Versatile Riley Sheahan could determine Penguins’ trade deadline direction
Over the last few weeks, Penguins center Riley Sheahan could have looked around as the team lined up for a faceoff and surmised he was getting ready to play two completely different sports.
Lately, he’s been centering the third line with left wing Jake Guentzel and right wing Phil Kessel, two of the faster players in the league, let alone the Penguins locker room. He must have felt like a member of a 400-meter relay team.
Last month, though, he spent a few games in between left wing Tom Kuhnhackl and Ryan Reaves, physical players who are the top two hitters on the team. He must have felt like a middle linebacker in a 4-3 defense.
In general, the fact Sheahan is comfortable playing on a skill line or a grind line is a feather in his cap.
“I think one of the greatest things Riley has brought to this team is his versatility and our ability to use him in different situations,” coach Mike Sullivan said.
In the coming weeks, however, the Penguins might be forced to make a decision about what kind of role they really want Sheahan to play. General manager Jim Rutherford’s plans for the Feb. 26 trade deadline could depend on it.
Let’s say the Penguins decide Sheahan is the type of center they want on a skilled third line. It’s a reasonable position to take.
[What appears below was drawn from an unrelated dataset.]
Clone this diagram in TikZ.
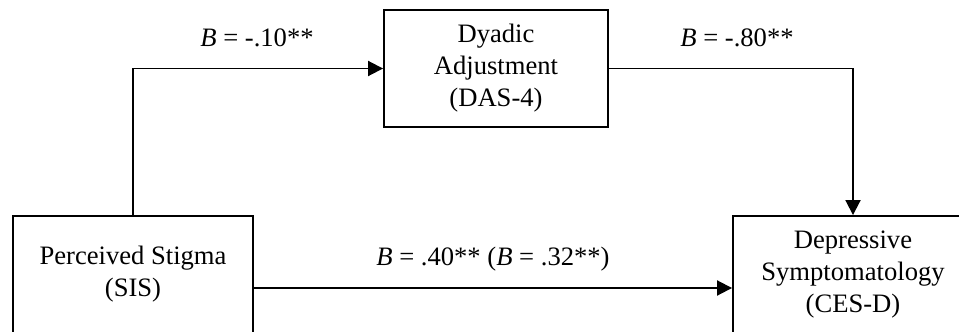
\documentclass[tikz,border=0pt]{standalone}
\usepackage{fontspec}
\setmainfont{Liberation Serif}
\usetikzlibrary{arrows.meta}
\tikzset{
  boxnode/.style={draw, line width=1.9pt, align=center, inner sep=0pt,
    minimum height=117pt, font=\fontsize{26.6}{32}\selectfont},
  lbl/.style={font=\fontsize{26.6}{32}\selectfont, inner sep=0pt},
  conn/.style={line width=1.9pt, -{Triangle[length=15pt,width=15pt]}}
}
\begin{document}
\begin{tikzpicture}[x=1pt,y=-1pt]
\clip (0,0) rectangle (959,332);
\fill[white] (0,0) rectangle (959,332);
\node[boxnode, minimum width=240pt] (sis) at (133,274.5) {Perceived Stigma\\(SIS)};
\node[boxnode, minimum width=224pt] (das) at (496,68.5) {Dyadic\\Adjustment\\(DAS-4)};
\node[boxnode, minimum width=240pt] (ces) at (853,274.5) {Depressive\\Symptomatology\\(CES-D)};
\draw[conn] (sis.north) |- (das.west);
\draw[conn] (das.east) -| (ces.north);
\draw[conn] ([yshift=-13.5pt]sis.east) -- ([yshift=-13.5pt]ces.west);
\node[lbl] (l1) at (257,38) {\textit{B} = -.10**};
\node[lbl] (l2) at (737,38) {\textit{B} = -.80**};
\node[lbl] (l3) at (493,259) {\textit{B} = .40** (\textit{B} = .32**)};
\end{tikzpicture}
\end{document}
Sheahan is averaging 1.59 points per 60 minutes of five-on-five ice time since joining the Penguins. That’s not bad. It’s better than Sidney Crosby (1.41), Bryan Rust (1.47) and Conor Sheary (1.45), for example, have averaged this season.
“Riley sees the ice pretty well,” Sullivan said. “He has good skills. He has good passing skills, and we can play him with skilled players. When we do play him with skilled players, we like his conscientious, 200-foot game. It’s important to us to create the balance that we’re looking for throughout our lineup.”
If Sheahan is anchored on the third line with Kessel, the Penguins could pursue a low-cost fourth-line center option like Edmonton’s Mark Letestu or Minnesota’s Matt Cullen or maybe just stick with Carter Rowney in the role and pursue roster upgrades elsewhere.
Now let’s say the Penguins decide Sheahan doesn’t have the offensive chops to play above the fourth line. There is evidence to back up that position, too.
Among players who have taken at least 300 faceoffs this season, Sheahan ranks 84th in scoring with 18 points. That’s borderline third-line material. And he did, after all, go 80 games without a goal last season.
He has some aptitude in a checking role, so using him in that capacity might give the Penguins the best competitive advantage moving forward.
“He’s a big guy himself,” Reaves said. “He does a great job playing that role.”
Should the Penguins decide Sheahan fits on the fourth line, they’d have to try to pry someone like Jean-Gabriel Pageau away from Ottawa to fill the third-line spot. That would be a more difficult and costly acquisition.
Ultimately, there is a compromise position to consider as well. The Penguins could decide Sheahan is a third and fourth-line tweener, then try to acquire another player who fills a similar spot on the depth chart, perhaps someone line Montreal’s Tomas Plekanec.
They could then switch up their bottom-six combinations based on opponent and who’s running hot or cold.
If that happens, Sheahan might keep alternating between his relay team and linebacking corps for the rest of the season.
He’d be OK with that.
“You don’t really care who you play with,” Sheahan said. “You just try to bring whatever you can to the table. It’s fun playing with all these guys. Nothing but good things.”